The first lesson probably applies widely, but I found it especially true for a new lawyer: be where you are. Starting any new job can be overwhelming, particularly in an intense professional field. I knew practicing the law would not be easy, but I had more ahead of me than I had any idea. In the field of legal work, it can take time to achieve goals and feel confident; experienced lawyers sometimes even look back and remember that this process took them years, and in some ways is still ongoing. In facing that challenge this year, it helped me to lean into humility and self-compassion, realizing that it is important to embrace where you are—what you know, what you don’t, where you made mistakes, how you can grow. Having more to learn doesn’t make a person incompetent, it makes them human. We can only be where we are.
Another lesson: never stop learning. A natural sense of curiosity is a large part of why I pursued law in the first place, but after all those years of school culminating in a law degree, I began to wonder what else there might be left to learn. The answer? There is always a TON to learn. The desire to keep learning more helps keep you abreast of changing information (which is key for legal practice for obvious reasons), helps open new doors for growth, and shows clients that you are eager to advocate for them by keeping sharp.

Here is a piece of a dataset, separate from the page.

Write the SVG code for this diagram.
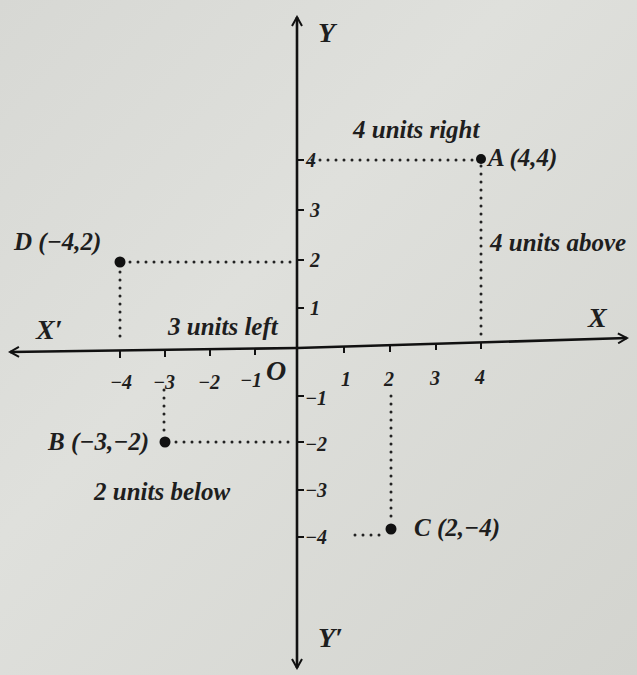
<svg xmlns="http://www.w3.org/2000/svg" width="637" height="675" viewBox="0 0 637 675">
<defs>
<linearGradient id="bg" x1="0" y1="0" x2="1" y2="1">
<stop offset="0" stop-color="#d7d8d4"/>
<stop offset="0.4" stop-color="#dfe0dc"/>
<stop offset="1" stop-color="#d3d4cf"/>
</linearGradient>
<marker id="ah" viewBox="0 0 12 12" refX="10" refY="6" markerWidth="12" markerHeight="12" markerUnits="userSpaceOnUse" orient="auto">
<path d="M1,1 L10,6 L1,11" fill="none" stroke="#111" stroke-width="2"/>
</marker>
<style>
.t{font-family:"Liberation Serif",serif;font-style:italic;font-weight:bold;fill:#1e1e1e;font-size:25px}
.big{font-size:28px}
.n{font-family:"Liberation Serif",serif;font-style:italic;font-weight:bold;fill:#1e1e1e;font-size:20px}
.ax{stroke:#111;stroke-width:2.6;fill:none}
.tk{stroke:#111;stroke-width:2;fill:none}
.dot{stroke:#222;stroke-width:3;stroke-linecap:round;stroke-dasharray:0 8;fill:none}
.pt{fill:#111}
</style>
</defs>
<rect width="637" height="675" fill="url(#bg)"/>
<g id="connectors">
<path class="dot" d="M312,160 H476"/>
<path class="dot" d="M481,166 V336"/>
<path class="dot" d="M130,262 H294"/>
<path class="dot" d="M120,272 V344"/>
<path class="dot" d="M164,390 V436"/>
<path class="dot" d="M176,442 H290"/>
<path class="dot" d="M391,396 V522"/>
<path class="dot" d="M355,535 H383"/>
</g>
<g id="axes">
<line class="ax" x1="297" y1="664" x2="297" y2="17" marker-end="url(#ah)"/>
<line class="ax" x1="297" y1="664" x2="297" y2="668" marker-end="url(#ah)"/>
<line class="ax" x1="297" y1="348" x2="627" y2="338" marker-end="url(#ah)"/>
<line class="ax" x1="297" y1="348" x2="10" y2="352" marker-end="url(#ah)"/>
<g class="tk">
<line x1="120" y1="351" x2="120" y2="358"/>
<line x1="165" y1="350" x2="165" y2="357"/>
<line x1="210" y1="350" x2="210" y2="356"/>
<line x1="255" y1="349" x2="255" y2="355"/>
<line x1="344" y1="346" x2="344" y2="353"/>
<line x1="390" y1="345" x2="390" y2="352"/>
<line x1="436" y1="343" x2="436" y2="350"/>
<line x1="481" y1="342" x2="481" y2="349"/>
<line x1="297" y1="160" x2="304" y2="160"/>
<line x1="297" y1="210" x2="304" y2="210"/>
<line x1="297" y1="260" x2="304" y2="260"/>
<line x1="297" y1="308" x2="304" y2="308"/>
<line x1="297" y1="396" x2="304" y2="396"/>
<line x1="297" y1="442" x2="304" y2="442"/>
<line x1="297" y1="490" x2="304" y2="490"/>
<line x1="297" y1="537" x2="304" y2="537"/>
</g>
</g>
<g id="axis-labels">
<text class="t big" x="318" y="42">Y</text>
<text class="t big" x="318" y="647">Y′</text>
<text class="t big" x="588" y="327">X</text>
<text class="t big" x="36" y="339">X′</text>
<text class="t big" x="266" y="380">O</text>
</g>
<g id="x-ticks">
<text class="n" x="110" y="389">−4</text>
<text class="n" x="153" y="389">−3</text>
<text class="n" x="198" y="389">−2</text>
<text class="n" x="240" y="387">−1</text>
<text class="n" x="341" y="386">1</text>
<text class="n" x="384" y="386">2</text>
<text class="n" x="430" y="385">3</text>
<text class="n" x="475" y="384">4</text>
</g>
<g id="y-ticks">
<text class="n" x="306" y="167">4</text>
<text class="n" x="310" y="217">3</text>
<text class="n" x="310" y="267">2</text>
<text class="n" x="310" y="315">1</text>
<text class="n" x="305" y="405">−1</text>
<text class="n" x="305" y="451">−2</text>
<text class="n" x="305" y="497">−3</text>
<text class="n" x="305" y="544">−4</text>
</g>
<g id="pointA">
<circle class="pt" cx="481" cy="159" r="5"/>
<text class="t" x="488" y="166">A (4,4)</text>
</g>
<g id="pointD">
<circle class="pt" cx="120" cy="262" r="5.5"/>
<text class="t" x="14" y="250">D (−4,2)</text>
</g>
<g id="pointB">
<circle class="pt" cx="165" cy="442" r="5.5"/>
<text class="t" x="48" y="450">B (−3,−2)</text>
</g>
<g id="pointC">
<circle class="pt" cx="391" cy="529" r="5.5"/>
<text class="t" x="414" y="536">C (2,−4)</text>
</g>
<g id="notes">
<text class="t" x="353" y="138">4 units right</text>
<text class="t" x="490" y="251">4 units above</text>
<text class="t" x="168" y="335">3 units left</text>
<text class="t" x="94" y="500">2 units below</text>
</g>
</svg>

And, finally: stay open. As I mentioned earlier, starting a new job can be difficult, and it is natural to let that create fear in your daily work. However, fear can close you off and prevent you from valuable learning. I am reminded often that there is more potential for growth in uncomfortable situations than in easy ones. Admittedly, I am always working on this, and some days are better than others. However, I try to remember that when I embrace rather than shy away from the vast expanse of new information and potential for new possibilities, however new or scary, the work really begins.
These lessons may be cliché, but I am sharing my experiences in the hopes that some readers (whether you are in the legal field or a different one) may relate—perhaps, some might even be spurred to some reflection of their own and look to 2023 with fresh eyes and renewed resolve. Happy (almost) New Year to all!